I have always been a dreamer and the characters in my imagination longed to come alive. In my writing and in my designing I strive for a connection between my characters and my reader/observer.
As a senior in high school I received a full scholarship to Washtenaw Community College, and knowing that an education was costly, and being a young graduate (seventeen), I decided to accept it, and put off going to art school. When I was nineteen I had my first son with my high-school sweetheart, and at twenty we were married. Any plans for art school were again, put off.
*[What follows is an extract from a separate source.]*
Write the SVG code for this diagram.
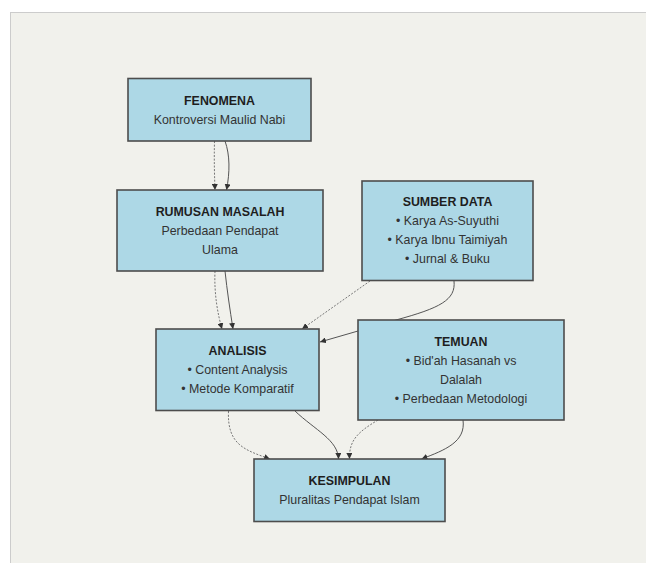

In the next seven years, three more boys were added to our brood, and my desire to create something other than children had been growing. I began painting murals in children’s rooms, starting with my own. Then I wanted to create the bedding, so I learned to sew—something I had fought my mom tooth and nail over as a teenager. As my children got older and more independent, I decided to go back to the community college I had graduated from and take some art classes. I learned to use soft pastels, loving how the colors overlapped and made each layer richer, but with four children in the house–it was a bit messy. Watercolor was the next step and I found a bit of success, but I still craved something more tangible. After three semesters of life drawing, I still felt that something was missing in my art and I was at a standstill, not knowing which way to go.
I had always loved fabric and textures and figuring out how things were put together, so I slowly moved into the world of art dolls. I began teaching myself how to design bodies, starting with a simple dragon with only two feet and constantly reaching for a more complex form. In the beginning I was painting the features onto the dolls with acrylic paint. Then my high-school art teacher showed me how to use a felting needle. That was it, the next piece of the puzzle I needed to move forward with my work. Now I am teaching others the magic of a felting needle and love to see the smiles that my creations bring to people’s faces.
A driving force in my own work has always been the work of Jim Henson and the wonderful artists that were lucky enough to work with him. It is my sincere desire that one day I am lucky enough to work with his son Brian, who continues his vision.
In July of 2008 I became an editor for Faerie Magazine and I haven’t looked back. I’m grateful for all of the opportunities working for the magazine has given me, and grateful for all of the wonderful people, artists and writers included, that I have met through them. I have published over 35 sewing patterns to date, and the ideas just keep coming!
I strive to create a creature that speaks to the beholder on a special level. I endeavor to remind people of the magic and possibility we felt as children.